Desperate times call for desperate measures. Around two decades after he first launched a short-lived project to expand the Shiv Sena’s base, Uddhav Thackeray has revived his attempts to forge a wider rainbow coalition and take his faction of the party—the Shiv Sena (Uddhav Balasaheb Thackeray)—beyond its core Maharashtrian support base.
The party hopes that this effort, which has seen the Sena revive its outreach to Buddhist Dalits, Muslims, and Hindi speakers in Mumbai, will help them gain incremental votes from the “majority of the minority,” as it fights to retain control over the Brihanmumbai Municipal Corporation (BMC)—India’s richest civic body—which is vital to stay relevant after the debilitating split in the party. The BJP and Chief Minister Eknath Shinde, who induced a vertical split in the party’s legislative and parliamentary wings, are girding their loins to wrest the BMC from the Sena. The Election Commission has recognised the Shinde faction as the official Shiv Sena and allocated it the party name, as well as the bow and arrow symbol.

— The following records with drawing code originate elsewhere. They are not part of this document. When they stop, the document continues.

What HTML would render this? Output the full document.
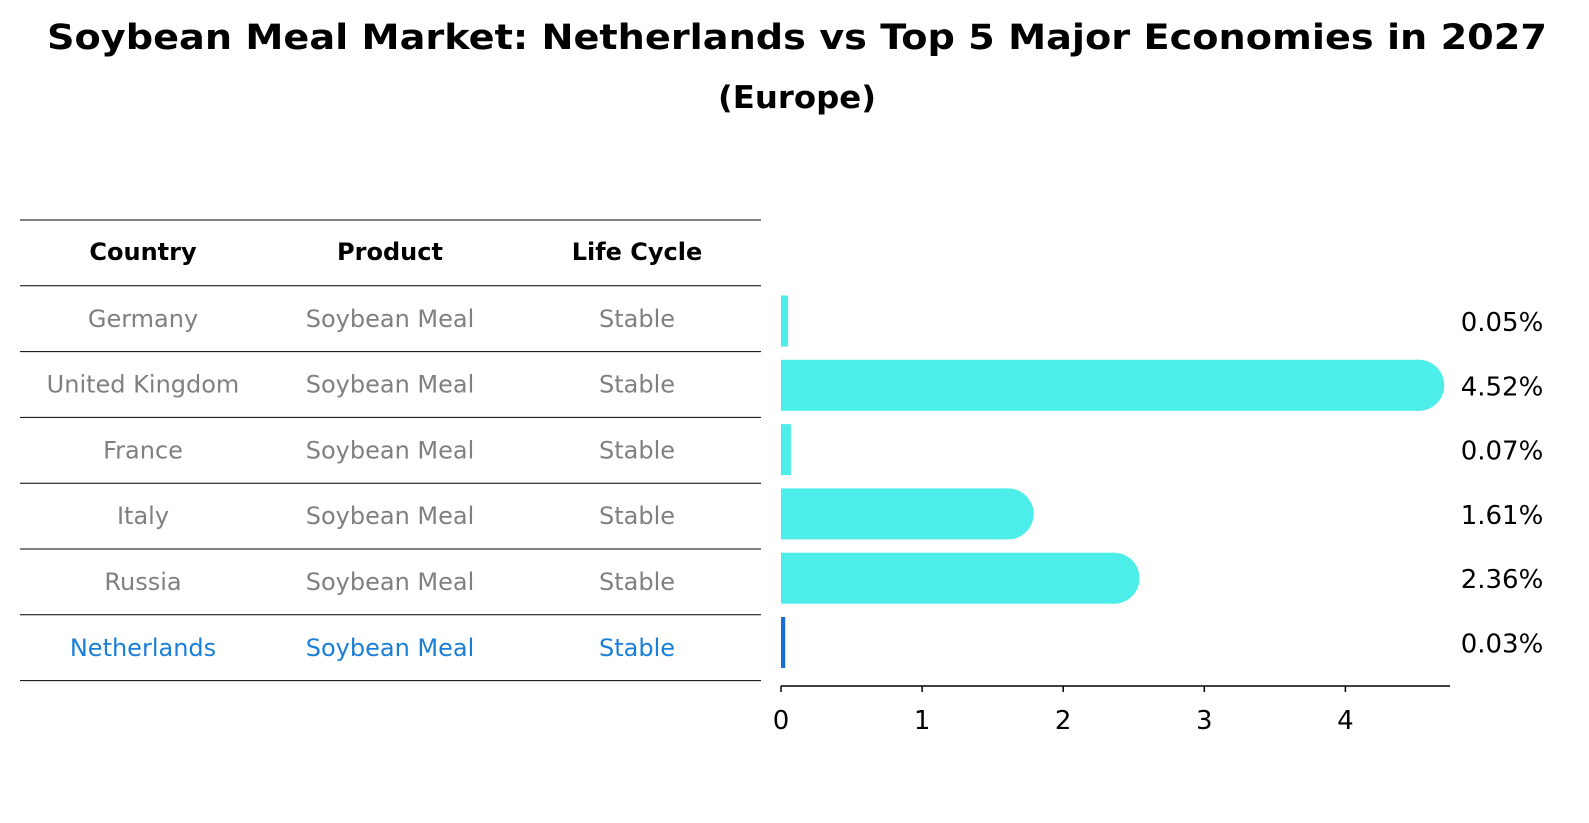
<!DOCTYPE html>
<html><head><meta charset="utf-8"><style>
body{margin:0;background:#fff;font-family:"Liberation Sans","DejaVu Sans",sans-serif;}
svg{display:block}
</style></head><body>
<svg width="1589" height="823" viewBox="0 0 1589 823" xmlns="http://www.w3.org/2000/svg">
<text x="797" y="49" text-anchor="middle" font-family="DejaVu Sans, Liberation Sans, sans-serif" font-weight="bold" font-size="35" textLength="1500" lengthAdjust="spacingAndGlyphs">Soybean Meal Market: Netherlands vs Top 5 Major Economies in 2027</text>
<text x="797" y="108" text-anchor="middle" font-family="DejaVu Sans, Liberation Sans, sans-serif" font-weight="bold" font-size="31" textLength="158" lengthAdjust="spacingAndGlyphs">(Europe)</text>
<g id="table"></g>
<g id="bars"></g>
</svg>
<script>
const countries=["Germany","United Kingdom","France","Italy","Russia","Netherlands"];
const products=["Soybean Meal","Soybean Meal","Soybean Meal","Soybean Meal","Soybean Meal","Soybean Meal"];
const lifecycles=["Stable","Stable","Stable","Stable","Stable","Stable"];
const values=[0.05,4.52,0.07,1.61,2.36,0.03];
const ticks=[0,1,2,3,4];
const NS="http://www.w3.org/2000/svg";
function mk(t,a,p){const e=document.createElementNS(NS,t);for(const k in a)e.setAttribute(k,a[k]);p.appendChild(e);return e;}
const tbl=document.getElementById('table'),bars=document.getElementById('bars');
const F="DejaVu Sans, Liberation Sans, sans-serif";
const colX=[143,390,637];
const rowY=i=>253+65.8*(i+1);
for(let i=0;i<=7;i++){const y=220+i*65.8;const l=mk('line',{x1:20,x2:761,y1:y,y2:y,stroke:'#000','stroke-width':1},tbl);

}
["Country","Product","Life Cycle"].forEach((h,j)=>{const t=mk('text',{x:colX[j],y:260,'text-anchor':'middle','font-family':F,'font-weight':'bold','font-size':24},tbl);t.textContent=h;

});
countries.forEach((c,i)=>{const col=i===countries.length-1?'#1a7fd6':'#808080';
[c,products[i],lifecycles[i]].forEach((v,j)=>{const t=mk('text',{x:colX[j],y:rowY(i)+8,'text-anchor':'middle','font-family':F,'font-size':24,fill:col},tbl);t.textContent=v;

});});
const x0=781,sc=141.1;const xs=v=>x0+v*sc;
const cy=i=>321+64.3*i;const bh=51,r=25.5;
values.forEach((v,i)=>{const last=i===values.length-1;const w=v*sc;
const g=mk('g',{},bars);


mk('rect',{x:x0,y:cy(i)-bh/2,width:w,height:bh,fill:last?'#1a6fd6':'#4deeea'},g);
if(w>r) mk('circle',{cx:xs(v),cy:cy(i),r:r,fill:'#4deeea'},g);
const t=mk('text',{x:1502,y:cy(i)+10,'text-anchor':'middle','font-family':F,'font-size':26},bars);t.textContent=v.toFixed(2)+'%';

});
const ax=mk('line',{x1:x0,x2:1450,y1:686,y2:686,stroke:'#000','stroke-width':1.5},bars);


ticks.forEach(tv=>{mk('line',{x1:xs(tv),x2:xs(tv),y1:686,y2:692,stroke:'#000','stroke-width':1.5},bars);
const t=mk('text',{x:xs(tv),y:729,'text-anchor':'middle','font-family':F,'font-size':26},bars);t.textContent=tv;

});
</script>
</body></html>
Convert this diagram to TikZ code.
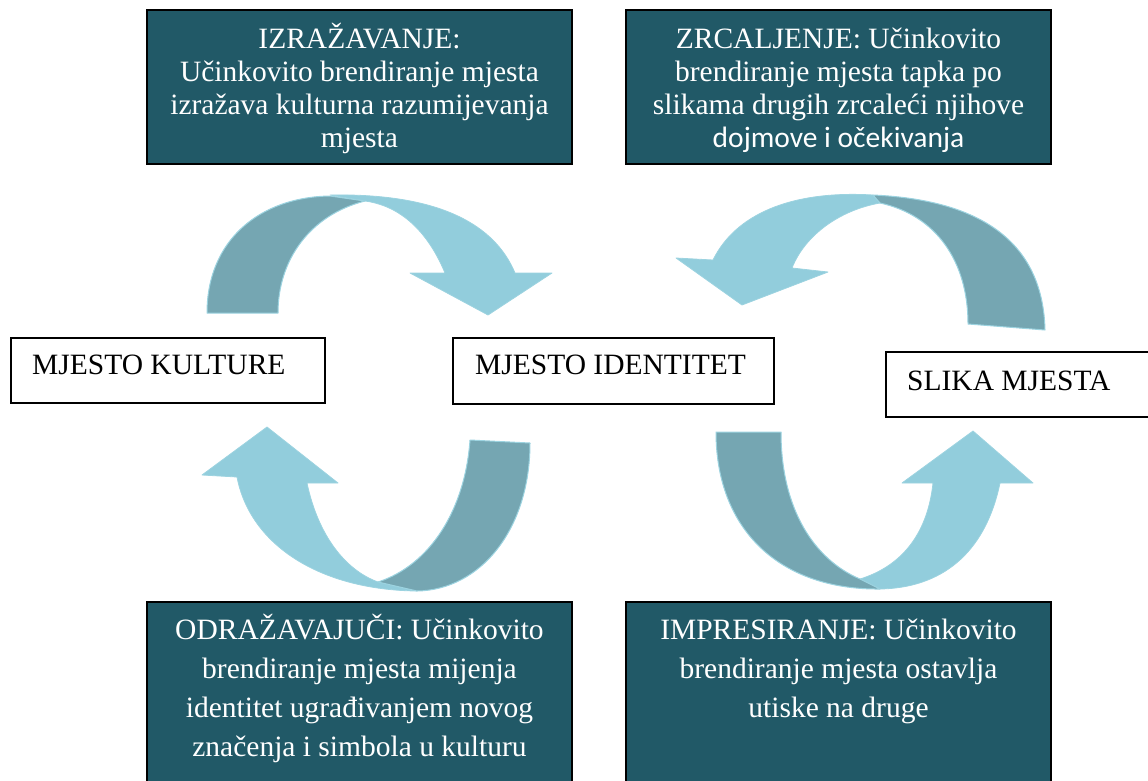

In 2003, Uddhav, then the newly-appointed working president of the Shiv Sena, launched two major campaigns. These were the ‘ShivshaktiBhimshakti’ initiative to reach out to Buddhist Dalits, with whom the Sena once had a bristling relationship, and ‘Mee Mumbaikar’ to strike roots among other linguistic denominations, especially the growing Hindi speakers in Mumbai, with an eye on the assembly polls the next year.